The schools have come up with a whole lexicon of short codes, symbols, and words to help quickly identify customers of all kinds. The first time I ran into this on a large scale was when I started importing customer names from the big CMS into the LMS I developed a few years back. These comments would appear on a teacher's schedule, on attendance lists, and in printed reports that went to the student. This was something I adamantly refused to let happen, so wrote a little function that would strip the codes out of a name and present just the proper name. It's worked well for several years and the state of the data in the Japanese database, while not perfect, is consistent and reliable. There will not be any problem whatsoever ensuring that the names and other details that we upload to the new system will be devoid of these "meta notes".

Knock It Up a Notch

The database I've been working with this week, however, is not from any Japanese system. This means people from a whole different culture and background who have used the same software have created their own form of meta notes over the years … and it's terrifying.

One of the first things that I noticed when working with the database was that a person's entire name was written into the "First Name" column along with some extra details, such as the type of contract they have and maybe even the name of a colleague for when two people are taking Lessons on the same contract1. In the "Last Name" column there will be other details, such as a person's family name … or their full name … or their name in the native language … or the name of the employer plus their name … or the name of the employer, the type of contract, and the full name of the student. And I need to parse this out to have given names in their own column, family names in their own column, and names written in the native language written in a third.

But wait! There's more!

Some of the more interesting uses of the "Last Name" column is a school's habit to write the relationship of a student. These are some of the values that I have found in the database2:

  • Tom's sister's friend
  • The mother is taking the class
  • Afternoons at the cafe
  • John's new wife
  • The president of ABC Company

These are notes, but they're written in the "Last Name" column. In the first name will be the whole name, sometimes in the standard alphabet, sometimes in the native language, sometimes with both, and sometimes with the contract type thrown in as well. When a school is feeling particularly frugal, there might not be a name at all and instead something like "xxx" or just an empty string. As I've already said, I need to provide a proper list with family names, given names, and native language names — when they exist — in separate columns.

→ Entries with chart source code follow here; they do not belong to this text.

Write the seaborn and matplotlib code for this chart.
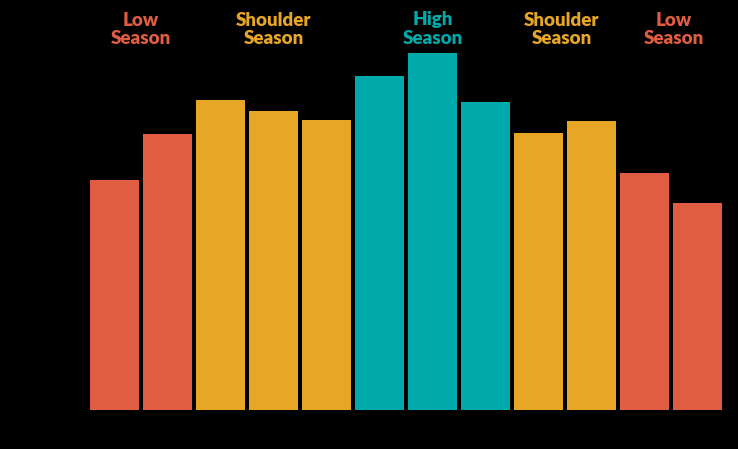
import matplotlib
matplotlib.use("Agg")
import matplotlib.pyplot as plt
import seaborn as sns
import pandas as pd

months = ["Jan", "Feb", "Mar", "Apr", "May", "Jun", "Jul", "Aug", "Sep", "Oct", "Nov", "Dec"]
values = [230, 276, 310, 299, 290, 334, 357, 308, 277, 289, 237, 207]
seasons = ["Low", "Low", "Shoulder", "Shoulder", "Shoulder", "High", "High", "High",
           "Shoulder", "Shoulder", "Low", "Low"]
season_colors = {"Low": "#E05D42", "Shoulder": "#E8A627", "High": "#00AAAA"}
label_texts = ["Low\nSeason", "Shoulder\nSeason", "High\nSeason", "Shoulder\nSeason", "Low\nSeason"]
label_seasons = ["Low", "Shoulder", "High", "Shoulder", "Low"]
label_pos = [0.5, 3.0, 6.0, 8.44, 10.55]

df = pd.DataFrame({"month": months, "value": values, "season": seasons})

sns.set_theme(style="white")
plt.rcParams['font.family'] = ['Lato', 'DejaVu Sans']

fig = plt.figure(figsize=(7.38, 4.49), dpi=100, facecolor="black")
ax = fig.add_axes([88/738, 39/449, 636/738, 410/449])
ax.set_facecolor("black")

sns.barplot(data=df, x="month", y="value", hue="month",
            palette=[season_colors[s] for s in seasons], legend=False,
            width=0.92, saturation=1, linewidth=0, ax=ax)

ax.set_xlim(-0.5, 11.5)
ax.set_ylim(0, 410)
ax.set_xticks([])
ax.set_yticks([])
ax.set_xlabel("")
ax.set_ylabel("")
for s in ax.spines.values():
    s.set_visible(False)

for txt, s, x in zip(label_texts, label_seasons, label_pos):
    ax.text(x, 398.5, txt, ha="center", va="top", fontsize=13.5, fontweight="heavy",
            color=season_colors[s], linespacing=1.1)

fig.savefig("out.png", dpi=100, facecolor="black")
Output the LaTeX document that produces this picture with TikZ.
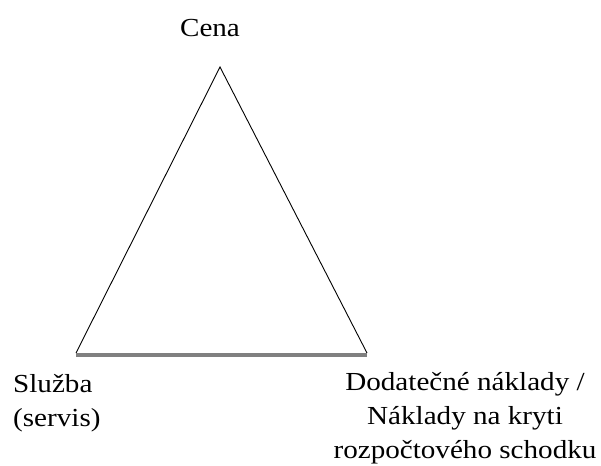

Most database people I've met over the years would take one look at this and send it back to the schools, telling them to "fix their crap data", otherwise nothing will be migrated. While I would love nothing more, this is not really an option. Instead I went and created a series of SQL queries that would clean the data as much as possible. After a few days of work, I'm generally confident in 95% of the data. I could go through the last 5% line by line and fix issues by hand when I find them, and I have done this with some of the most egregious issues, but it's not really the best use of my time. There are other countries and other databases that need attention as well.

Why in the … ?

Blaming the schools for their "crap data management policy" would be easy, but I really don't think the fault lies with the schools. People were compelled to do this in order to get around very real problems with the home-grown corporate software. Problems that could have been avoided had people paid attention, asked questions, and sought solutions.

The key problem is one that I've already mentioned: it's too hard to find the right person when searching by name. This is completely true, and every country has their equivalent of James Smith or Maria Garcia3. The solution is not to mess up a person's name field, though.

What are the options, though?

Having solved this problem a couple of different ways in the past, including in the soon-to-be-retired LMS, I see two relatively quick changes that could resolve the issue.

The first is to make it possible to assign tags to a person's record. The tags could be completely free-form and allow a good amount of text so that contract types, descriptions, and relationships could be easily recorded, searched, and displayed in a results list.

The second is to add a short comment field — distinct from the main comment fields — that would also be part of the search and returned for display in the results list. This option would generally require more processing power, but may be easier to implement within a database.

Either one of these options would ensure that printed reports, attendance lists, and other items showing a person's name are free of superfluous information. The company would win because printed materials would look more professional and teachers would win because they wouldn't have to try and parse the meaning behind the meta. Of course, I would win, too. With less "gunk" to filter out and process, I could more easily prepare data for migration from one system to another.

Over the years I've seen a lot of very strange things put into a database. By looking at the reasoning behind why, it becomes easier to think about how data can remain complete and valid while also solving genuine business problems. The hardest part is being vigilant and proactive when oddities in the data are discovered and reported.

  1. This is not at all required. The system can have a million people on the same contract. I have no idea why the people who used the database in question have such a fear of making new records.

  2. These are not the actual names, as that would be a giant breach of trust and would justify an immediate firing. The names have been changed, but the gist is completely accurate.

  3. These two names are among the most common in the world according to this blog post.